The Ward dimulai dengan opening credit yang cukup meyakinkan. Memamerkan berbagai teknik gila yang digunakan beberapa institusi mental dalam usaha untuk menyembuhkan pasien mereka, serta ditambah dengan iringan tata musik karya Mark Kilian, opening credit dari The Ward sepertinya menjanjikan penontonnya bahwa Carpenter memang benar seorang yang ahli dalam meramu film-film bertema horor. Namun… opening credit hanya mengambil beberapa menit dari film yang berdurasi 88 menit ini. Setelah karakter Kristen dimasukkan ke dalam institusi mental, berbagai hal klise yang sepertinya akan sangat mudah untuk dapat ditebak para penggemar film horor mulai mengambil tempatnya di dalam jalan cerita.
Sepuluh tahun adalah jangka waktu yang lama untuk absen dari proses pembuatan sebuah film. Dan Carpenter sepertinya benar-benar tidak menyadari bahwa apa yang ia lakukan terhadap The Ward merupakan sebuah proses yang telah begitu banyak dilakukan para sutradara horor lainnya di sepanjang jangka waktu sepuluh tahun tersebut. The Ward berisi begitu banyak momen-momen klise dimana penonton akan dihadapkan pada pertanyaan-pertanyaan mengenai ‘siapa yang berada di balik pintu?’ ‘siapa yang sedang mengawasi seorang karakter’ atau momen-momen kehadiran secara tiba-tiba seorang karakter misterius yang diharapkan akan dapat memberikan beberapa kejutan pada penontonnya. Berhasil, pada beberapa bagian. Namun kebanyakan teknik ini telah begitu mudah terbaca oleh penonton dengan mendengarkan tata musik yang tiba-tiba mengalun dengan ritme menegangkan atau keheningan yang tiba-tiba mengambil tempat di sebuah adegan.
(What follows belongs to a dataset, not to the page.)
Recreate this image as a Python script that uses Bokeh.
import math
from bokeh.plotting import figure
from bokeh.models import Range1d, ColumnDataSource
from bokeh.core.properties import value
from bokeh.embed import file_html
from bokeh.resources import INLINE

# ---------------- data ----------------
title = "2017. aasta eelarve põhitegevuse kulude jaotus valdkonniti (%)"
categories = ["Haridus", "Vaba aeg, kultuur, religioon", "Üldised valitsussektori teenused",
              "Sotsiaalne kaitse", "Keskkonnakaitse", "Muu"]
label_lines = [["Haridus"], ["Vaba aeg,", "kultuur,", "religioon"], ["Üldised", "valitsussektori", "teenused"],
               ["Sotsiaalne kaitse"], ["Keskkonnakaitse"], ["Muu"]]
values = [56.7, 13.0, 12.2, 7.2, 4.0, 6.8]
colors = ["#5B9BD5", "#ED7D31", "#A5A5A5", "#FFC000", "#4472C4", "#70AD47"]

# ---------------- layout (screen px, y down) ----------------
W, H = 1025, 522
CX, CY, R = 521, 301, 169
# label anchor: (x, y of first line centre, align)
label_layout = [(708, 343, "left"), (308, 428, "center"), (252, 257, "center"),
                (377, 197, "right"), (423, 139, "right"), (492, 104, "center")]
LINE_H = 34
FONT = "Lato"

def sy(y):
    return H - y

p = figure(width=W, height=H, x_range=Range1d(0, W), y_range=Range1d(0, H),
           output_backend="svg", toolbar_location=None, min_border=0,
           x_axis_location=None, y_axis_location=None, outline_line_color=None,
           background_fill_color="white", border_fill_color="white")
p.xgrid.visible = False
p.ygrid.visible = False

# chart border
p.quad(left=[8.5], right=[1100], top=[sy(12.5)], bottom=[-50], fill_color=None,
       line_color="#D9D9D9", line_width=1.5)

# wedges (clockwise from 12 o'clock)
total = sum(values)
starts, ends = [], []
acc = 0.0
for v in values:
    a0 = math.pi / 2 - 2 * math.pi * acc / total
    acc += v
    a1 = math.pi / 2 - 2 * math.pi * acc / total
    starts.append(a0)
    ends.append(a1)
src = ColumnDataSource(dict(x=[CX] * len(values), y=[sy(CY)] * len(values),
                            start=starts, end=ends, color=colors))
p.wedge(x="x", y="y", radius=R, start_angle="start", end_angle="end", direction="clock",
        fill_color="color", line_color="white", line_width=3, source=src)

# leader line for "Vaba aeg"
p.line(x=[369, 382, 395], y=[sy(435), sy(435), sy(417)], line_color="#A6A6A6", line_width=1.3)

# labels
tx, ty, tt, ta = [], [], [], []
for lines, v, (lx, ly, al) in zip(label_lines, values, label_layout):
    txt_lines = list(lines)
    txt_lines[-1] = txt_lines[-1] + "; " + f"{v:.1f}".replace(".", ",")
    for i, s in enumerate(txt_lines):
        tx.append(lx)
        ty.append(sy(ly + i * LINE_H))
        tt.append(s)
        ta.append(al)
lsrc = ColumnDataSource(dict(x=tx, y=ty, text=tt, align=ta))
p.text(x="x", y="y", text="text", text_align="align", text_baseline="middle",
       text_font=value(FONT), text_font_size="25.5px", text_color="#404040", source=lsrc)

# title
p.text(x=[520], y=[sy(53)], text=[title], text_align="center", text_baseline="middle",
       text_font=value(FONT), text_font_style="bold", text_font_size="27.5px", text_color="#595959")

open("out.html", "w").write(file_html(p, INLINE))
Walau begitu, harus diakui Carpenter mampu memberikan kemasan yang cukup baik untuk jalan cerita yang cukup klise tersebut. Tata produksi film ini dihadirkan dengan tampilan yang tidak mengecewakan, bahkan seringkali menjadi pendukung utama bagi kehadiran kejutan yang terasa kurang begitu mampu dimunculkan oleh jalan cerita. Departemen akting juga diisi oleh jajaran aktris muda yang cukup mampu membawakan karakter mereka dengan baik, walaupun sama sekali belum dapat disebut sebagai suatu hal yang cukup memuaskan. Setidaknya, Amber Heard tetap mampu menunjukkan kalau ia memiliki bakat terpendam yang menunggu seorang sutradara yang tepat untuk menggunakan bakat tersebut dengan baik. John Carpenter bukanlah orang yang tepat.
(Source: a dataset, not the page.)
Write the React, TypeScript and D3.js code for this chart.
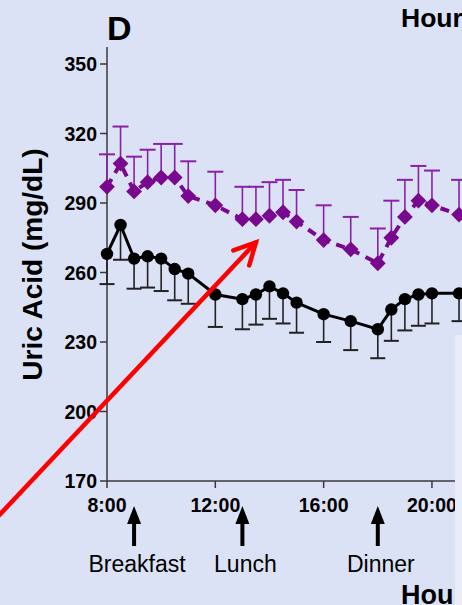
import React from "react";
import * as d3 from "d3";

const hours = [8, 8.5, 9, 9.5, 10, 10.5, 11, 12, 13, 13.5, 14, 14.5, 15, 16, 17, 18, 18.5, 19, 19.5, 20, 21];
const purpleMean = [297, 307, 295, 299, 301, 301, 293, 289, 283, 283, 284.5, 286, 282, 274, 270, 264, 275, 284, 291, 289, 285];
const purpleUpper = [311, 323, 310, 313, 315.5, 315.5, 308, 303.5, 297, 297, 299, 300, 295.6, 289, 284, 279, 291, 300, 306, 304, 300];
const blackMean = [268, 280.5, 266, 267, 266, 261.5, 259.5, 250.5, 248.5, 250.5, 254, 251, 247, 242, 239, 235.5, 244, 248.5, 250.5, 251, 251];
const blackLower = [255, 265.5, 253, 253.5, 252, 248, 246.5, 236.5, 235.5, 237.5, 240, 238, 234, 230, 226.5, 223, 230.5, 235, 237, 238, 239];

const yTicks = [170, 200, 230, 260, 290, 320, 350];
const xTicks = [8, 12, 16, 20];
const xTickLabels = ["8:00", "12:00", "16:00", "20:00"];
const meals = ["Breakfast", "Lunch", "Dinner"];
const mealHours = [9, 13, 18];
const arrowTail = { hour: 4.0, value: 155 };
const arrowTip = { hour: 13.5, value: 273 };

const W = 462;
const H = 605;
const FONT = "'Liberation Sans', Arial, sans-serif";
const PURPLE = "#78098f";

export default function App() {
  const x = d3.scaleLinear().domain([8, 24]).range([107, 107 + 16 * 27.08]);
  const y = d3.scaleLinear().domain([170, 350]).range([481, 64]);

  const purplePts = hours.map((h, i) => ({ h, v: purpleMean[i], u: purpleUpper[i] }));
  const blackPts = hours.map((h, i) => ({ h, v: blackMean[i], l: blackLower[i] }));

  const line = d3
    .line<{ h: number; v: number }>()
    .x((d) => x(d.h))
    .y((d) => y(d.v));

  const diamond = d3.symbol().type(d3.symbolSquare).size(125)();

  const tx = x(arrowTail.hour), ty = y(arrowTail.value);
  const px = x(arrowTip.hour), py = y(arrowTip.value);
  const ang = Math.atan2(ty - py, tx - px);
  const headLen = 24;
  const spread = (27 * Math.PI) / 180;
  const w1 = [px + headLen * Math.cos(ang + spread), py + headLen * Math.sin(ang + spread)];
  const w2 = [px + headLen * Math.cos(ang - spread), py + headLen * Math.sin(ang - spread)];

  const axisColor = "#3a3a3a";

  return (
    <svg
      width={W}
      height={H}
      style={{ position: "absolute", left: 0, top: 0, display: "block" }}
      fontFamily={FONT}
    >
      <rect x={0} y={0} width={W} height={H} fill="#dce2f5" />

      {/* Panel letter and titles */}
      <text x={107} y={40} fontSize={34} fontWeight="bold" fill="#000">D</text>
      <text x={401} y={27} fontSize={26.5} fontWeight="bold" fill="#000">Hour</text>

      {/* Y axis */}
      <line x1={107} x2={107} y1={47} y2={481} stroke={axisColor} strokeWidth={1.5} />
      {yTicks.map((t) => (
        <g key={t}>
          <line x1={100} x2={107} y1={y(t)} y2={y(t)} stroke={axisColor} strokeWidth={1.5} />
          <text x={97} y={y(t)} dy="0.36em" textAnchor="end" fontSize={19.5} fontWeight="bold" fill="#000">
            {t}
          </text>
        </g>
      ))}
      <text
        transform={`translate(42, ${(147 + 382) / 2}) rotate(-90)`}
        textAnchor="middle"
        fontSize={28}
        fontWeight="bold"
        fill="#000"
      >
        Uric Acid (mg/dL)
      </text>

      {/* X axis */}
      <line x1={107} x2={W} y1={481} y2={481} stroke={axisColor} strokeWidth={1.5} />
      {xTicks.map((t, i) => (
        <g key={t}>
          <line x1={x(t)} x2={x(t)} y1={481} y2={488} stroke={axisColor} strokeWidth={1.5} />
          <text x={x(t)} y={511.5} textAnchor="middle" fontSize={19.5} fontWeight="bold" fill="#000">
            {xTickLabels[i]}
          </text>
        </g>
      ))}

      {/* Meal arrows */}
      {mealHours.map((h, i) => (
        <g key={meals[i]}>
          <line x1={x(h)} x2={x(h)} y1={520} y2={546} stroke="#000" strokeWidth={4} />
          <path
            d={`M${x(h)},506 L${x(h) - 7},524 L${x(h) + 7},524 Z`}
            fill="#000"
          />
          <text x={x(h) + 3} y={572} textAnchor="middle" fontSize={23} fill="#000">
            {meals[i]}
          </text>
        </g>
      ))}

      {/* Error bars */}
      {blackPts.map((d) => (
        <g key={"be" + d.h} stroke="#222" strokeWidth={1.6}>
          <line x1={x(d.h)} x2={x(d.h)} y1={y(d.v)} y2={y(d.l)} />
          <line x1={x(d.h) - 7.5} x2={x(d.h) + 7.5} y1={y(d.l)} y2={y(d.l)} strokeWidth={2} />
        </g>
      ))}
      {purplePts.map((d) => (
        <g key={"pe" + d.h} stroke="#8a20a8" strokeWidth={1.6}>
          <line x1={x(d.h)} x2={x(d.h)} y1={y(d.v)} y2={y(d.u)} />
          <line x1={x(d.h) - 8} x2={x(d.h) + 8} y1={y(d.u)} y2={y(d.u)} strokeWidth={2} />
        </g>
      ))}

      {/* Lines */}
      <path d={line(blackPts) || ""} fill="none" stroke="#000" strokeWidth={3} />
      <path
        d={line(purplePts) || ""}
        fill="none"
        stroke={PURPLE}
        strokeWidth={4}
        strokeDasharray="9,7"
      />

      {/* Markers */}
      {blackPts.map((d) => (
        <circle key={"bc" + d.h} cx={x(d.h)} cy={y(d.v)} r={6.2} fill="#000" />
      ))}
      {purplePts.map((d) => (
        <path
          key={"pd" + d.h}
          d={diamond || ""}
          transform={`translate(${x(d.h)},${y(d.v)}) rotate(45)`}
          fill={PURPLE}
        />
      ))}

      {/* Red arrow */}
      <g stroke="#ff0000" strokeWidth={4.5} strokeLinecap="round" fill="none">
        <line x1={tx} y1={ty} x2={px} y2={py} />
        <polyline points={`${w1[0]},${w1[1]} ${px},${py} ${w2[0]},${w2[1]}`} strokeLinejoin="miter" />
      </g>

      {/* Bottom title */}
      <text x={401} y={604} fontSize={27} fontWeight="bold" fill="#000">Hour</text>

      {/* Overlapping lighter panel edge */}
      <rect x={455} y={335} width={W - 455} height={H - 335} fill="#eaedf9" />
    </svg>
  );
}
The Ward bukanlah sebuah film yang akan memberikan sesuatu yang baru bagi mereka yang memang seorang penggemar film-fim dari genre horor. Dipenuhi berbagai hal klise khas sebuah film horor, The Ward setidaknya masih mampu memberikan penampilan yang cukup baik dari para jajaran pemerannya, tata produksi serta beberapa kejutan yang mampu bekerja dengan baik di beberapa bagian cerita. Dengan pengarahan yang lebih tepat dan naskah cerita yang lebih padat mungkin The Ward akan mampu tampil sebagai sebuah film horor yang lebih memuaskan. Bukan sebuah karya terburuk bagi John Carpenter, namun jelas bukan sebuah karya dengan tingkatan kualitas yang akan diharapkan para penggemar film-film Carpenter setelah menunggu hampir selama satu dekade.